Une inspiration montagnarde raffinée
La cuisine alpine peut être délicate sans perdre son âme. La preuve se trouve dans les tagliatelle de châtaigne travaillées minute, nappées d’une crème légère de Fontina et ponctuées de copeaux de truffe noire. La douceur de la farine de châtaigne, le côté lacté du fromage, la pointe forestière du champignon : trois notes, un accord parfait. Même souci d’équilibre pour le Risotto blanc de Morgex, mouillé au vin Prié Blanc et terminé au beurre d’alpage, dont la minéralité réveille le gras.
Le dessert garde le fil conducteur : poires pochées au vin Enfer d’Arvier, mousse mascarpone au miel de rhododendron, éclats de sablé à la farine de seigle.

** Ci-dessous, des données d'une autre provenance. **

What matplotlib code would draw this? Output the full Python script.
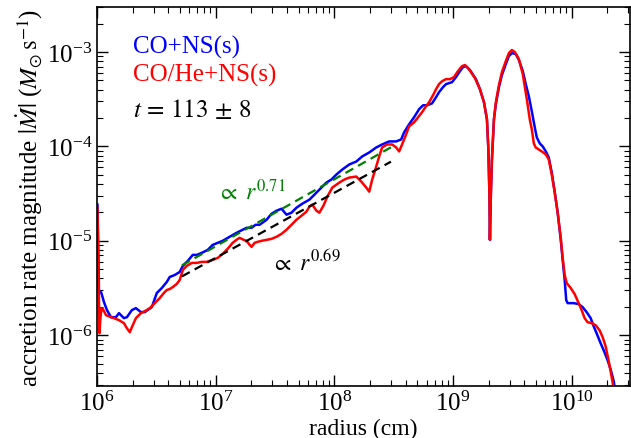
import numpy as np
import matplotlib
matplotlib.use("Agg")
import matplotlib.pyplot as plt

plt.rcParams["font.family"] = ["Liberation Serif", "DejaVu Serif"]
plt.rcParams["mathtext.fontset"] = "stix"

# log10(radius / cm) and log10(|Mdot| / Msun s^-1)
blue_logr = [6.004, 6.017, 6.034, 6.042, 6.059, 6.084, 6.118, 6.160, 6.185, 6.227,
             6.252, 6.294, 6.328, 6.370, 6.403, 6.462, 6.504, 6.546, 6.588, 6.613,
             6.655, 6.697, 6.723, 6.765, 6.807, 6.840, 6.882, 6.933, 6.975, 7.017,
             7.059, 7.118, 7.176, 7.227, 7.261, 7.303, 7.336, 7.370, 7.429, 7.471,
             7.513, 7.555, 7.597, 7.639, 7.681, 7.731, 7.790, 7.832, 7.874, 7.933,
             7.975, 8.017, 8.067, 8.126, 8.185, 8.235, 8.294, 8.353, 8.403, 8.462,
             8.521, 8.563, 8.588, 8.630, 8.672, 8.714, 8.748, 8.782, 8.824, 8.857,
             8.882, 8.916, 8.941, 8.966, 8.992, 9.025, 9.059, 9.084, 9.109, 9.143,
             9.193, 9.227, 9.261, 9.286, 9.298, 9.307, 9.311, 9.319, 9.328, 9.345,
             9.361, 9.387, 9.412, 9.445, 9.471, 9.496, 9.529, 9.555, 9.588, 9.613,
             9.639, 9.664, 9.689, 9.706, 9.731, 9.756, 9.782, 9.807, 9.832, 9.857,
             9.882, 9.908, 9.924, 9.941, 9.954, 9.966, 10.017, 10.059, 10.092, 10.126,
             10.160, 10.185, 10.210, 10.244, 10.277, 10.303, 10.328, 10.353, 10.370]
blue_logm = [-4.617, -5.543, -5.543, -5.574, -5.649, -5.734, -5.809, -5.809, -5.766, -5.819,
             -5.809, -5.734, -5.713, -5.755, -5.755, -5.702, -5.553, -5.500, -5.436, -5.383,
             -5.362, -5.330, -5.266, -5.213, -5.149, -5.149, -5.128, -5.096, -5.043, -5.021,
             -5.000, -4.957, -4.915, -4.883, -4.862, -4.862, -4.830, -4.830, -4.777, -4.713,
             -4.681, -4.660, -4.723, -4.702, -4.649, -4.606, -4.564, -4.511, -4.457, -4.383,
             -4.351, -4.298, -4.245, -4.191, -4.160, -4.106, -4.064, -4.011, -3.979, -3.947,
             -3.947, -3.926, -3.851, -3.766, -3.691, -3.606, -3.564, -3.564, -3.543, -3.479,
             -3.426, -3.372, -3.340, -3.330, -3.319, -3.266, -3.202, -3.160, -3.149, -3.191,
             -3.287, -3.394, -3.532, -3.713, -4.032, -4.511, -4.989, -4.511, -4.138, -3.713,
             -3.553, -3.372, -3.245, -3.128, -3.043, -3.011, -3.021, -3.085, -3.202, -3.340,
             -3.468, -3.628, -3.798, -3.904, -3.968, -4.000, -4.053, -4.117, -4.277, -4.479,
             -4.702, -4.989, -5.202, -5.415, -5.628, -5.660, -5.660, -5.670, -5.702, -5.755,
             -5.819, -5.904, -5.979, -6.085, -6.181, -6.266, -6.362, -6.479, -6.606]

red_logr = [6.004, 6.021, 6.029, 6.038, 6.050, 6.076, 6.118, 6.143, 6.185, 6.227,
            6.252, 6.277, 6.294, 6.328, 6.370, 6.403, 6.445, 6.487, 6.529, 6.563,
            6.588, 6.613, 6.639, 6.672, 6.697, 6.723, 6.756, 6.798, 6.840, 6.882,
            6.924, 6.975, 7.017, 7.059, 7.101, 7.143, 7.176, 7.202, 7.235, 7.261,
            7.286, 7.303, 7.328, 7.353, 7.387, 7.429, 7.471, 7.513, 7.555, 7.597,
            7.639, 7.681, 7.723, 7.765, 7.790, 7.815, 7.849, 7.874, 7.908, 7.941,
            7.983, 8.042, 8.084, 8.126, 8.185, 8.227, 8.269, 8.294, 8.319, 8.353,
            8.378, 8.403, 8.445, 8.487, 8.521, 8.546, 8.571, 8.605, 8.630, 8.672,
            8.706, 8.739, 8.773, 8.798, 8.832, 8.857, 8.882, 8.908, 8.941, 8.975,
            9.008, 9.042, 9.076, 9.101, 9.134, 9.185, 9.227, 9.261, 9.286, 9.298,
            9.307, 9.311, 9.319, 9.328, 9.345, 9.361, 9.387, 9.412, 9.445, 9.471,
            9.496, 9.521, 9.555, 9.588, 9.622, 9.647, 9.664, 9.681, 9.697, 9.723,
            9.748, 9.782, 9.807, 9.832, 9.857, 9.882, 9.908, 9.924, 9.941, 9.958,
            9.992, 10.025, 10.059, 10.084, 10.109, 10.134, 10.168, 10.202, 10.235, 10.261,
            10.286, 10.311, 10.336, 10.361]
red_logm = [-4.649, -5.979, -5.819, -5.713, -5.723, -5.787, -5.809, -5.819, -5.840, -5.872,
            -5.926, -5.968, -5.915, -5.819, -5.766, -5.745, -5.713, -5.660, -5.606, -5.553,
            -5.521, -5.511, -5.489, -5.457, -5.415, -5.309, -5.266, -5.234, -5.234, -5.223,
            -5.223, -5.202, -5.181, -5.138, -5.085, -5.021, -4.989, -4.968, -4.989, -5.000,
            -5.043, -5.064, -5.021, -5.011, -5.000, -4.989, -4.979, -4.957, -4.926, -4.883,
            -4.830, -4.777, -4.734, -4.691, -4.638, -4.617, -4.681, -4.702, -4.628, -4.532,
            -4.436, -4.383, -4.351, -4.330, -4.319, -4.372, -4.436, -4.479, -4.351, -4.213,
            -4.106, -4.011, -3.979, -3.979, -4.011, -4.053, -3.979, -3.872, -3.787, -3.745,
            -3.691, -3.638, -3.574, -3.532, -3.457, -3.394, -3.340, -3.309, -3.287, -3.287,
            -3.266, -3.202, -3.149, -3.138, -3.181, -3.277, -3.394, -3.532, -3.713, -4.032,
            -4.511, -4.989, -4.511, -4.138, -3.713, -3.532, -3.351, -3.213, -3.096, -3.011,
            -2.979, -3.000, -3.074, -3.234, -3.500, -3.713, -3.819, -3.968, -4.011, -4.032,
            -4.053, -4.085, -4.138, -4.298, -4.489, -4.702, -4.968, -5.181, -5.362, -5.447,
            -5.500, -5.564, -5.660, -5.734, -5.819, -5.862, -5.872, -5.894, -5.947, -6.021,
            -6.117, -6.266, -6.436, -6.617]

# power-law fits: (r_start, r_end, Mdot at r_start, exponent)
fit_green = (5.2e6, 3.1e8, 5.5e-6, 0.71)
fit_black = (5.2e6, 3.0e8, 4.2e-6, 0.69)

labels = ["CO+NS(s)", "CO/He+NS(s)"]
colors = ["#0000ff", "#ff0000"]

fig = plt.figure(figsize=(6.31, 4.39), dpi=100)
ax = fig.add_axes([0.1537, 0.1185, 0.8447, 0.8633])

ax.plot(10 ** np.array(blue_logr), 10 ** np.array(blue_logm), color=colors[0], lw=1.8)
ax.plot(10 ** np.array(red_logr), 10 ** np.array(red_logm), color=colors[1], lw=1.8)

for (r0, r1, m0, p), c in [(fit_green, "green"), (fit_black, "black")]:
    r = np.logspace(np.log10(r0), np.log10(r1), 50)
    ax.plot(r, m0 * (r / r0) ** p, ls="--", color=c, lw=1.6, dashes=(4, 2.5))

ax.set_xscale("log")
ax.set_yscale("log")
ax.set_xlim(1e6, 3.1e10)
ax.set_ylim(2.9e-7, 3.0e-3)

ax.text(1.02e7, 10 ** -4.48, r"$\propto\ r^{0.71}$", color="green", fontsize=17, va="center")
ax.text(2.9e7, 10 ** -5.23, r"$\propto\ r^{0.69}$", color="black", fontsize=17, va="center")

ax.text(0.0675, 0.897, labels[0], color=colors[0], fontsize=18, transform=ax.transAxes, va="center")
ax.text(0.0675, 0.823, labels[1], color=colors[1], fontsize=18, transform=ax.transAxes, va="center")
ax.text(0.0675, 0.731, r"$t\,=\,113\,\pm\,8$", color="black", fontsize=18, transform=ax.transAxes, va="center")

ax.set_xlabel("radius (cm)", fontsize=17, labelpad=2)
ax.set_ylabel(r"accretion rate magnitude $|\dot{M}|$ ($M_{\odot}\,\mathrm{s}^{-1}$)", fontsize=18, labelpad=1)

ax.tick_params(which="both", direction="in", top=True, right=True, labelsize=18)
ax.tick_params(which="major", length=8, width=1)
ax.tick_params(which="minor", length=4, width=0.8)
for s in ax.spines.values():
    s.set_linewidth(1.2)

fig.savefig("out.png", dpi=100)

Chaque élément évoque un versant différent sans alourdir l’ensemble. Un dernier verre de Petite Arvine cristallin et l’on mesure que la montagne, chez Donna Mia, sait se faire aérienne. La rusticité originelle s’y pare de finesse, fidèle à l’esprit convivial tout en offrant la précision qu’exige une table contemporaine.
La gastronomie valdôtaine prolonge les falaises et les glaciers jusque dans l’assiette, rappelant que chaque fromage, chaque verre de Torrette, porte la mémoire d’un territoire minuscule et fier. Quand la neige tombe ou que la ville s’agite, osera-t-on filer vers un refuge ou pousser la porte de Donna Mia pour vérifier si la montagne peut encore réchauffer la table ? L’histoire se poursuit, à chaque bouchée un vigneron perché tient tête aux pentes, à chaque gorgée une langue alpine trouve une voix nouvelle.
Petite leçon d’Italie
Anecdote : La Bataille de Reines.
Chaque automne, les vaches s’affrontent paisiblement pour élire la “reine des montagnes”. Après la victoire, tout le village se réunit autour de fondues, de polenta et de vin rouge. C’est une fête d’altitude, rustique et fière, où la montagne célèbre ses reines à quatre pattes.